Beautiful When Anything Has Purity

I'm uglier than him and uglier than her, right now that makes me feel hideous. Even girls on my level don't want guy like me. I'm the invisible kind of ugly. Fuck, I feel terrible like I just want to end everything right now but I can't because I don't see her in person for awhile. I'm just so tired of feeling like the ugly hidden boy friend the hot girl keeps since her hot bf left her.


I kept thinking you'd reply. I kept thinking you'd try to contact me. But you didn't and you won't. You give a fuck about me and I doubt you ever did. I wish I could stop thinking about you. I wish I could let it go. I can't go anywhere I know you might be without feeling like an anxiety-ridden wreck. I fear I'd turn to stone if I ever saw you again, and I'd have a breakdown if I saw you with another man. I'm so fucking guilt-ridden. I'm so sorry for everything I put you through.

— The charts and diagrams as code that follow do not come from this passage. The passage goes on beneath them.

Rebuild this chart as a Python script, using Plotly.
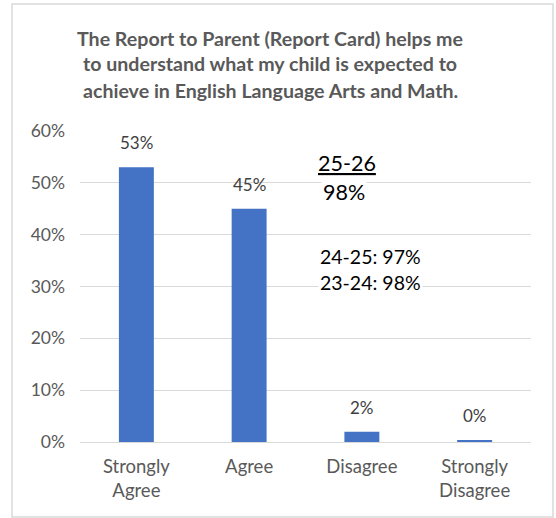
import plotly.graph_objects as go

categories = ["Strongly<br>Agree", "Agree", "Disagree", "Strongly<br>Disagree"]
shares = [0.53, 0.45, 0.02, 0.003]
y_ticks = [0, 0.1, 0.2, 0.3, 0.4, 0.5, 0.6]

title_lines = [
    "The Report to Parent (Report Card) helps me",
    "to understand what my child is expected to",
    "achieve in English Language Arts and Math.",
]

FONT = "Lato, Calibri, Arial, sans-serif"
GRID = "#D9D9D9"
TXT = "#595959"

# Plot-area geometry in pixels, used to place paper-referenced text
L, R, T, B = 80, 25, 131, 76
W, H = 556, 518
PW, PH = W - L - R, H - T - B


def px_x(px):
    return (px - L) / PW


def px_y(py):
    return (H - B - py) / PH


fig = go.Figure(
    go.Bar(
        x=categories,
        y=shares,
        width=0.31,
        marker=dict(color="#4472C4", line=dict(width=0)),
        cliponaxis=False,
    )
)

# Value labels above each bar
for cat, val in zip(categories, shares):
    fig.add_annotation(
        x=cat, y=val, yanchor="bottom", yshift=12,
        text=f"{val:.0%}", showarrow=False,
        font=dict(family=FONT, size=17, color="#404040"),
    )

fig.update_layout(
    width=W,
    height=H,
    margin=dict(l=L, r=R, t=T, b=B),
    paper_bgcolor="white",
    plot_bgcolor="white",
    showlegend=False,
    font=dict(family=FONT, color=TXT),
    bargap=0.69,
    xaxis=dict(
        showgrid=False,
        showline=False,
        zeroline=False,
        ticks="",
        tickfont=dict(family=FONT, size=18.5, color=TXT),
        ticklabelstandoff=11,
    ),
    yaxis=dict(
        range=[0, 0.6],
        tickvals=y_ticks,
        tickformat=".0%",
        showgrid=True,
        gridcolor=GRID,
        gridwidth=1,
        zeroline=True,
        zerolinecolor=GRID,
        zerolinewidth=1,
        showline=False,
        ticks="",
        tickfont=dict(family=FONT, size=17.5, color=TXT),
        ticklabelstandoff=14,
    ),
)

# Chart title, one line per annotation for exact line spacing
for i, line in enumerate(title_lines):
    fig.add_annotation(
        xref="paper", yref="paper", x=px_x(270), y=px_y(38 + 26 * i),
        xanchor="center", yanchor="middle",
        text="<b>" + line + "</b>",
        showarrow=False, align="center",
        font=dict(family=FONT, size=19.6, color=TXT),
    )

# Year-over-year callouts
callouts = [
    ("<u>25-26</u>", 316, 163, 21.5),
    ("98%", 321, 192, 21.5),
    ("24-25: 97%", 318, 256, 19.5),
    ("23-24: 98%", 318, 282, 19.5),
]
for text, px, py, size in callouts:
    fig.add_annotation(
        xref="paper", yref="paper",
        x=px_x(px), y=px_y(py),
        xanchor="left", yanchor="middle",
        text=text, showarrow=False,
        bgcolor="white", borderpad=1,
        font=dict(family=FONT, size=size, color="#000000"),
    )

# Chart frame
fig.add_shape(
    type="rect", xref="paper", yref="paper",
    x0=px_x(12), x1=px_x(553),
    y0=px_y(517), y1=px_y(4),
    line=dict(color=GRID, width=1.5), fillcolor="rgba(0,0,0,0)",
    layer="below",
)

fig.write_html("out.html")
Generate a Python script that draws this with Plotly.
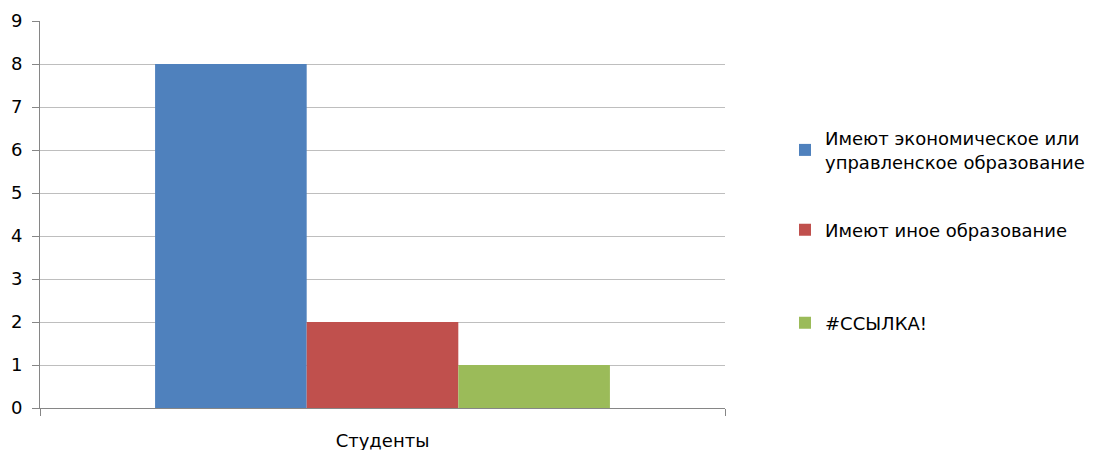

I can understand of you don't want a relationship, and that you thought of me as a friend, but it still hurt. Mainly because I knew it already, I thought about how you likely wanted to be free and not tied down and that's why I never wanted to bother you with asking about it. 

I like you so, so much, and I don't want to say the other word because I'm scared that you'll only end up falling for someone else and leaving me behind and that would hurt even more. I wish I could hurry up with saving so I could finally see you, but I have to get better too. I have to finish getting my degree and getting a better job. Not just because I want to be with you but for me.

I really enjoyed the fact that we were able to talk few days ago. When I said I missed that I really meant it. As you're aware we don't hear from you much. I love and crave talking about those sort of things with you. Messiness caused by absence and miscommunication wears on me. In any case, I don't know if you were catching on to what I was alluding to..

I really do want to talk to you more, but for you working seems to take up most of your time and thinking takes up most of mine. Just know that I'm always thinking of you and hope you take care.